A lot of my fears are completely irrational. Take the fist sized bug that came toward me today while I was mowing around the weed garden we keep around the house. Well of course I leapt off the mower, screaming my head off, and dashed across the yard. Sure I did. Didn’t even think twice about it.

When my husband came around the corner of the house, faint concern around the corner of his eyes (“you just never know when she’s mowing,” he must think to himself, “it might really be something serious…or it might be an insect”), I was sheepishly remounting. He didn’t have to say a word. I didn’t have to see him roll his eyes (and, bless his heart, maybe he didn’t roll them).

But it made me think about my irrational fears, and especially my knee-jerk reaction to the exoskeleton-clad flying insects that have made their cozy homes near mine. They’re everywhere – crickets in the kitchen (they’re not so bad, really), spiders in the crevices (well, they don’t have an exoskeleton and they’re not flying, but they make the list nevertheless), and creepy-crawlies in all sorts of other nooks and crannies, including anything green outside.

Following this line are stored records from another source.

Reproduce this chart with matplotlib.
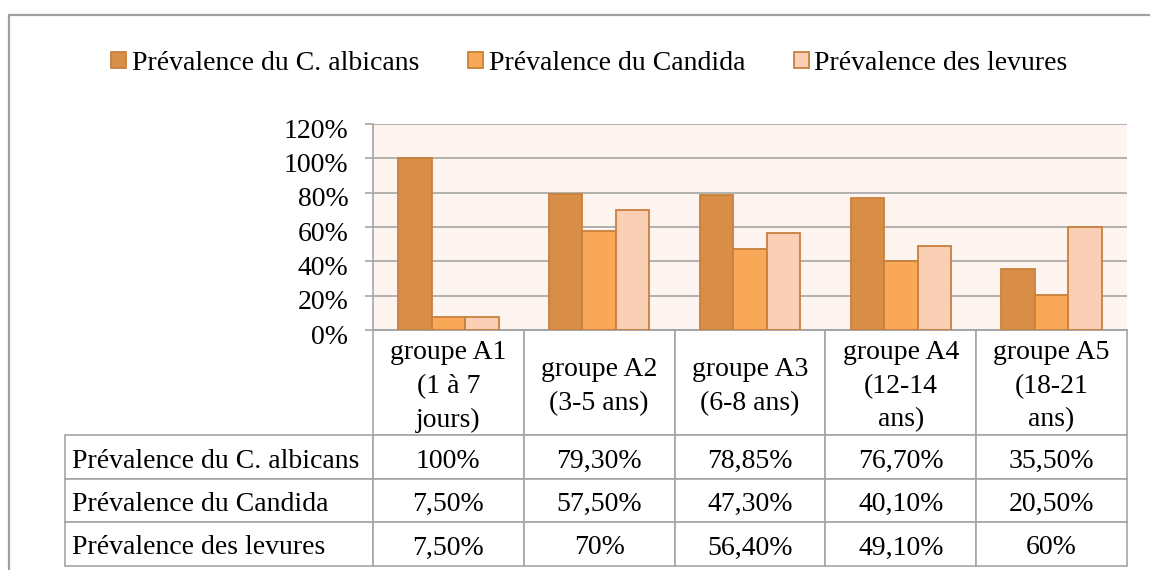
import numpy as np
import matplotlib
matplotlib.use("Agg")
import matplotlib.pyplot as plt
from matplotlib.patches import Rectangle
from matplotlib.table import Table
from matplotlib.ticker import PercentFormatter
from matplotlib.transforms import Affine2D, ScaledTranslation

# =============================
# DATA
# =============================

groups = [
    "groupe A1\n(1 à 7\njours)",
    "groupe A2\n(3-5 ans)",
    "groupe A3\n(6-8 ans)",
    "groupe A4\n(12-14\nans)",
    "groupe A5\n(18-21\nans)",
]
series_names = [
    "Prévalence du C. albicans",
    "Prévalence du Candida",
    "Prévalence des levures",
]
albicans = [100, 79.30, 78.85, 76.70, 35.50]
candida = [7.50, 57.50, 47.30, 40.10, 20.50]
levures = [7.50, 70, 56.40, 49.10, 60]
table_text = [
    ["100%", "79,30%", "78,85%", "76,70%", "35,50%"],
    ["7,50%", "57,50%", "47,30%", "40,10%", "20,50%"],
    ["7,50%", "70%", "56,40%", "49,10%", "60%"],
]
y_ticks = [0, 20, 40, 60, 80, 100, 120]

# =============================
# STYLE
# =============================

plt.rcParams['font.family'] = ['Liberation Serif', 'DejaVu Serif']
FS = 20
GRID = "#A5A5A5"
fills = ["#D98E48", "#F8A857", "#FBCFB5"]
edge = "#C8803C"

W, H = 1150, 570
fig = plt.figure(figsize=(W / 100, H / 100), dpi=100)

# outer chart frame
fig.patches.append(Rectangle((9 / W, -0.1), 1.2, 1 - 15 / H + 0.1,
                             transform=fig.transFigure, fill=False,
                             edgecolor="#A0A0A0", linewidth=1.6))

ax_l, ax_r, ax_t, ax_b = 373, 1127, 124, 330
ax = fig.add_axes([ax_l / W, 1 - ax_b / H, (ax_r - ax_l) / W, (ax_b - ax_t) / H])
ax.set_facecolor("#FDF4F0")

x = np.arange(len(groups))
bw = 0.222
for i, vals in enumerate([albicans, candida, levures]):
    ax.bar(x + (i - 1) * bw, vals, bw, color=fills[i], edgecolor=edge,
           linewidth=1.3, label=series_names[i], zorder=3)

ax.set_xlim(-0.5, len(groups) - 0.5)
ax.set_ylim(0, 120)
ax.set_yticks(y_ticks)
ax.yaxis.set_major_formatter(PercentFormatter(decimals=0))
ax.set_xticks([])
ax.grid(axis="y", color=GRID, linewidth=1.2, zorder=0)
ax.tick_params(axis="y", length=5.8, width=1.2, color=GRID, labelsize=FS, pad=12)
for s in ["top", "right"]:
    ax.spines[s].set_visible(False)
for s in ["left", "bottom"]:
    ax.spines[s].set_color(GRID)
    ax.spines[s].set_linewidth(1.2)
down = ScaledTranslation(0, -3 / 72, fig.dpi_scale_trans)
for lbl in ax.get_yticklabels():
    lbl.set_transform(lbl.get_transform() + down)

# =============================
# DATA TABLE
# =============================

span = ax_b - ax_t
row_edges = [330, 435, 479, 522, 566]
label_w = (ax_l - 65) / (ax_r - ax_l)
col_w = 1 / len(groups)

tab = Table(ax, bbox=[-label_w, -(row_edges[-1] - ax_b) / span,
                      1 + label_w, (row_edges[-1] - ax_b) / span])
heights = [(row_edges[k + 1] - row_edges[k]) / span for k in range(4)]
for j, g in enumerate(groups):
    c = tab.add_cell(0, j + 1, col_w, heights[0], text=g, loc="center",
                     edgecolor=GRID, facecolor="white")
    c.get_text().set_linespacing(1.45)
for r, name in enumerate(series_names):
    c = tab.add_cell(r + 1, 0, label_w, heights[r + 1], text=name, loc="left",
                     edgecolor=GRID, facecolor="white")
    c.PAD = 7 / (ax_l - 65)
    for j, t in enumerate(table_text[r]):
        tab.add_cell(r + 1, j + 1, col_w, heights[r + 1], text=t, loc="center",
                     edgecolor=GRID, facecolor="white")
tab.auto_set_font_size(False)
tab.set_fontsize(FS)
for cell in tab.get_celld().values():
    cell.set_linewidth(1.2)
    cell.get_text().set_transform(Affine2D().translate(0, -4))
ax.add_table(tab)

# =============================
# LEGEND
# =============================

fig.legend(loc="center", bbox_to_anchor=(589.5 / W, 1 - 63.5 / H), ncol=3,
           frameon=False, fontsize=FS, handlelength=0.54, handleheight=0.54,
           handletextpad=0.2, columnspacing=1.75, borderpad=0)

fig.savefig("out.png", dpi=100)
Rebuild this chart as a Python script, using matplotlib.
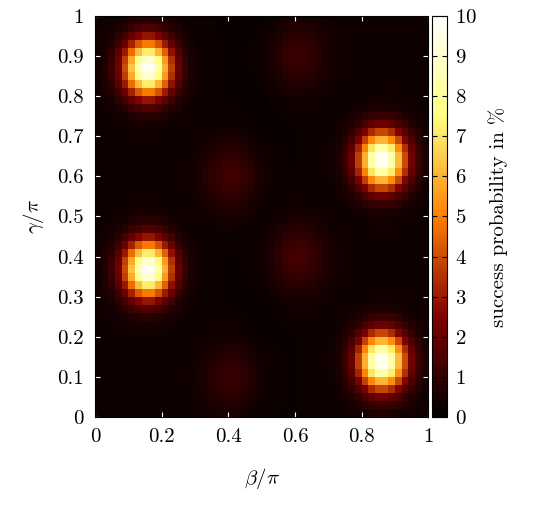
import numpy as np
from matplotlib import pyplot as plt

plt.rcParams['font.family'] = 'serif'
plt.rcParams['font.serif'] = ['cmr10']
plt.rcParams['mathtext.fontset'] = 'cm'
plt.rcParams['axes.formatter.use_mathtext'] = True
plt.rcParams['font.size'] = 15

# blobs: beta/pi, gamma/pi, peak height (%), width
peak_beta = [0.16, 0.86, 0.16, 0.86, 0.42, 0.60, 0.42, 0.60]
peak_gamma = [0.87, 0.64, 0.37, 0.14, 0.60, 0.40, 0.10, 0.90]
peak_height = [10.0, 10.0, 10.0, 10.0, 1.5, 1.5, 1.2, 1.2]
peak_width = [0.05, 0.05, 0.05, 0.05, 0.06, 0.06, 0.06, 0.06]
background = 0.3

n = 50
edges = np.linspace(0, 1, n + 1)
mid = (edges[:-1] + edges[1:]) / 2
B, G = np.meshgrid(mid, mid)
Z = np.full_like(B, background)
for b, g, h, w in zip(peak_beta, peak_gamma, peak_height, peak_width):
    Z += h * np.exp(-((B - b) ** 2 + (G - g) ** 2) / (2 * w ** 2))
# darker bands between blobs
Z *= 0.4 + 0.6 * np.abs(np.sin(np.pi * (B - 0.5))) ** 0.5
Z = np.clip(Z, 0, 10)

fig = plt.figure(figsize=(5.4, 5.13), dpi=100)
ax = fig.add_axes([0.176, 0.187, 0.617, 0.782])
mesh = ax.pcolormesh(edges, edges, Z, cmap='afmhot', vmin=0, vmax=10)
ax.set_xlim(0, 1)
ax.set_ylim(0, 1)
ax.set_xticks(np.arange(0, 1.01, 0.2))
ax.set_xticklabels(['0', '0.2', '0.4', '0.6', '0.8', '1'])
ax.set_yticks(np.arange(0, 1.01, 0.1))
ax.set_yticklabels(['0'] + ['%.1f' % v for v in np.arange(0.1, 0.95, 0.1)] + ['1'])
ax.tick_params(direction='in', top=True, right=True, color='white', pad=8)
ax.set_xlabel(r'$\beta/\pi$', labelpad=14)
ax.set_ylabel(r'$\gamma/\pi$', labelpad=8)

cax = fig.add_axes([0.8, 0.187, 0.028, 0.782])
cb = fig.colorbar(mesh, cax=cax, ticks=range(0, 11))
cb.ax.tick_params(direction='in', left=True, right=True, pad=6)
cb.set_label('success probability in %', labelpad=8)

fig.savefig('out.png')
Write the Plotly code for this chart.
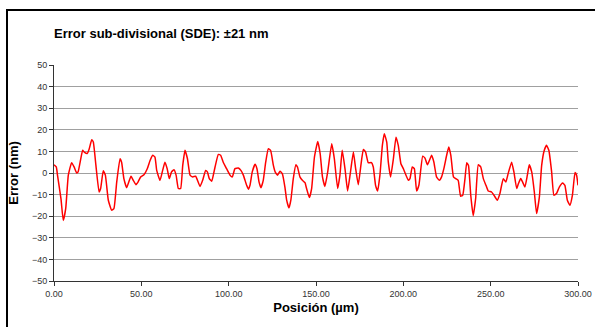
import plotly.graph_objects as go

# Position (µm) and sub-divisional error (nm)
position_um = [
    0.0, 1.3, 2.0, 4.0, 5.3, 6.7, 8.2, 10.1, 11.5, 13.0, 13.8, 16.4, 17.3, 19.0, 20.1, 21.6, 22.5,
    24.0, 25.8, 26.7, 28.2, 29.4, 31.1, 33.0, 34.3, 35.9, 37.8, 38.7, 40.0, 41.6, 42.8, 44.1, 45.4,
    46.9, 48.1, 49.6, 51.5, 53.4, 55.0, 56.5, 57.8, 58.8, 60.7, 62.0, 63.5, 64.8, 66.0, 67.3, 68.7,
    69.9, 71.2, 72.5, 73.7, 75.0, 76.4, 77.9, 79.4, 81.1, 83.6, 85.1, 86.8, 87.8, 88.9, 90.3, 92.2,
    94.1, 95.4, 96.9, 98.8, 100.8, 102.1, 103.6, 105.5, 107.0, 108.4, 110.3, 111.3, 112.2, 113.5,
    115.1, 116.2, 117.4, 118.5, 119.8, 121.2, 122.7, 124.0, 125.6, 126.6, 128.0, 129.4, 130.7,
    132.2, 133.2, 134.5, 135.6, 137.0, 138.5, 139.4, 140.8, 142.2, 143.7, 144.6, 146.2, 147.5,
    149.1, 151.0, 152.4, 153.7, 155.1, 156.7, 159.0, 160.5, 162.4, 163.7, 165.0, 166.6, 168.1,
    169.5, 171.4, 172.7, 174.2, 175.7, 177.1, 178.4, 179.9, 181.8, 182.8, 184.1, 185.3, 186.6,
    188.0, 189.1, 190.5, 191.4, 192.7, 194.3, 195.8, 197.1, 198.6, 200.0, 202.9, 203.8, 205.1,
    206.3, 207.6, 208.9, 211.1, 212.4, 213.8, 216.2, 217.5, 219.0, 220.6, 221.9, 223.2, 224.8,
    226.0, 227.2, 228.7, 230.0, 231.4, 232.8, 234.0, 235.3, 236.3, 237.3, 238.6, 240.0, 241.4,
    242.9, 244.3, 245.8, 247.3, 248.6, 250.5, 251.9, 253.8, 255.3, 257.2, 258.7, 260.0, 262.0,
    263.3, 264.9, 265.9, 267.2, 268.3, 269.6, 271.0, 272.1, 273.5, 275.0, 276.3, 277.9, 279.2,
    280.7, 282.0, 283.3, 284.9, 286.2, 287.7, 289.3, 291.2, 292.5, 293.9, 295.4, 296.8, 298.3,
    299.2, 300.0,
]
error_nm = [
    3.8, 2.8, -1.0, -12.0, -22.0, -16.5, -1.0, 4.8, 2.8, 0.0, 0.5, 10.5, 9.7, 9.0, 11.0, 15.4, 14.3,
    3.5, -8.8, -7.2, 1.0, -1.0, -12.6, -17.2, -16.5, -4.2, 6.6, 5.0, -2.6, -6.8, -4.2, -1.5, -3.4,
    -5.4, -4.2, -1.8, -0.8, 2.0, 5.8, 8.2, 7.4, 1.2, -3.4, 0.5, 5.0, 2.0, -2.6, 0.5, 1.5,
    -1.0, -7.2, -7.2, 3.5, 10.5, 6.6, -1.0, -1.8, -1.5, -6.2, -3.4, 1.2, 0.5, -2.6, -3.8, 2.8,
    8.6, 8.2, 5.0, 2.0, -1.0, -1.8, 2.0, 2.3, 1.2, -1.0, -5.7, -7.5, -5.7, 0.5,
    4.0, 2.0, -4.2, -6.8, -3.4, 5.0, 11.2, 10.5, 3.5, 0.5, -1.0, 0.8, -0.3,
    -6.5, -12.6, -16.2, -12.6, -2.6, 3.8, 2.8, -1.8, -3.4, -4.5, -7.2, -11.4, -7.2,
    7.4, 14.6, 8.9, -1.8, -6.2, 0.5, 13.5, 6.6, -7.2, -1.0, 10.5, 2.0, -8.3,
    -1.0, 9.7, 2.0, -5.4, 3.5, 10.9, 9.7, 4.8, 4.8, 2.8, -5.7, -8.3, -1.0,
    12.8, 18.2, 14.3, 5.0, -1.8, 6.6, 16.6, 12.8, 4.3, 2.0, -3.4, -2.6, 2.8,
    2.0, -8.3, -5.7, 7.8, 6.9, 3.8, 8.2, 5.0, -1.8, -3.4, -1.8, 2.0, 8.2,
    12.0, 8.2, -1.8, -2.6, -3.4, -10.8, -10.3, -2.6, 4.8, 3.5, -10.3, -19.8, -11.8,
    3.8, 2.8, -2.6, -5.7, -8.3, -8.8, -10.3, -12.6, -9.5, -2.6, -4.2, -0.3, 5.0,
    0.5, -7.2, -4.9, -2.6, -4.2, -6.5, -1.0, 3.8, 0.5, -8.8, -18.8, -11.0, 3.5,
    10.5, 12.8, 10.5, 0.5, -10.3, -9.5, -6.5, -4.6, -5.7, -12.6, -14.9, -10.3, 0.2,
    -1.0, -5.7,
]

y_ticks = [-50, -40, -30, -20, -10, 0, 10, 20, 30, 40, 50]
x_ticks = [0, 50, 100, 150, 200, 250, 300]

title_text = "Error sub-divisional (SDE): ±21 nm"
x_title = "Posición (µm)"
y_title = "Error (nm)"

W, H = 595, 327
L, R, T, B = 54, 17, 65, 46
pw, ph = W - L - R, H - T - B


def px_to_paper_x(px):
    return (px - L) / pw


def py_to_paper_y(py):
    return (H - B - py) / ph


fig = go.Figure()
fig.add_trace(go.Scatter(
    x=position_um, y=error_nm, mode="lines",
    line=dict(color="#ff0000", width=1.5, shape="spline", smoothing=0.4),
    showlegend=False, hoverinfo="x+y",
))

tick_font = dict(family="Liberation Sans, Arial, sans-serif", size=9, color="#333333")
title_font = dict(family="Liberation Sans, Arial, sans-serif", size=13, color="#000000")
axis_title_font = dict(family="Liberation Sans, Arial, sans-serif", size=13, color="#000000")

fig.update_layout(
    template="none",
    width=W, height=H, autosize=False,
    margin=dict(l=L, r=R, t=T, b=B, pad=0),
    paper_bgcolor="white", plot_bgcolor="white",
    showlegend=False,
    xaxis=dict(
        automargin=False,
        range=[0, 300], tickvals=x_ticks, tickformat=".2f",
        showgrid=False, zeroline=False,
        showline=True, linecolor="#333333", linewidth=1,
        ticks="outside", ticklen=4, tickcolor="#333333",
        tickfont=tick_font,
        title=dict(text=f"<b>{x_title}</b>", font=axis_title_font, standoff=5),
    ),
    yaxis=dict(
        automargin=False,
        range=[-50, 50], tickvals=y_ticks,
        showgrid=True, gridcolor="#a0a0a0", gridwidth=1,
        zeroline=False,
        showline=True, linecolor="#333333", linewidth=1,
        ticks="outside", ticklen=4, tickcolor="#333333",
        tickfont=tick_font,
        title=dict(text=f"<b>{y_title}</b>", font=axis_title_font, standoff=10),
    ),
    annotations=[
        dict(text=f"<b>{title_text}</b>", xref="paper", yref="paper",
             x=px_to_paper_x(52), y=py_to_paper_y(33), xanchor="left", yanchor="middle",
             showarrow=False, font=title_font),
    ],
    shapes=[
        dict(type="rect", xref="paper", yref="paper",
             x0=px_to_paper_x(7), x1=px_to_paper_x(603),
             y0=py_to_paper_y(340), y1=py_to_paper_y(10),
             line=dict(color="#000000", width=2), fillcolor="rgba(0,0,0,0)", layer="above"),
    ],
)

fig.write_html(
    "out.html",
    config={"displayModeBar": False},
    post_script="document.body.style.margin='0';document.body.style.overflow='hidden';",
)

Why do I let myself overreact to these things? Why does it bother me so much to see a wasp, minding its own business, flying around the ceiling? After all, it’s way up there, and I’m way down here, and he doesn’t really want to get to know me better anyway. It’s mutual dislike. The beetles in the kitchen sink don’t really intend to be there. They want out as much as I want them out.

Maybe asking a “why” question isn’t the best approach. How can I better control my irrational fear? It seems silly, and it’s a little embarrassing, even with my understanding and oh-so-patient husband, to be leaping off moving mowers because of a…horsefly?

Like my husband, God must really love me to put up with my irrational fear. What is a fear but a way of not trusting in God? Do I think God won’t take care of me when that monolithic bug comes swooping at me with five of its friends? No, of course not – I’m not even thinking at that point.

And that’s just the point – I’m not thinking. How much of how I respond to the trials in my life is done on a knee-jerk basis, irrationally? How much of what comes flying out of my mouth is uncharitable, because I have not taken the time to think things through? How much of my irrational fears would go away, given the bright glare of thought?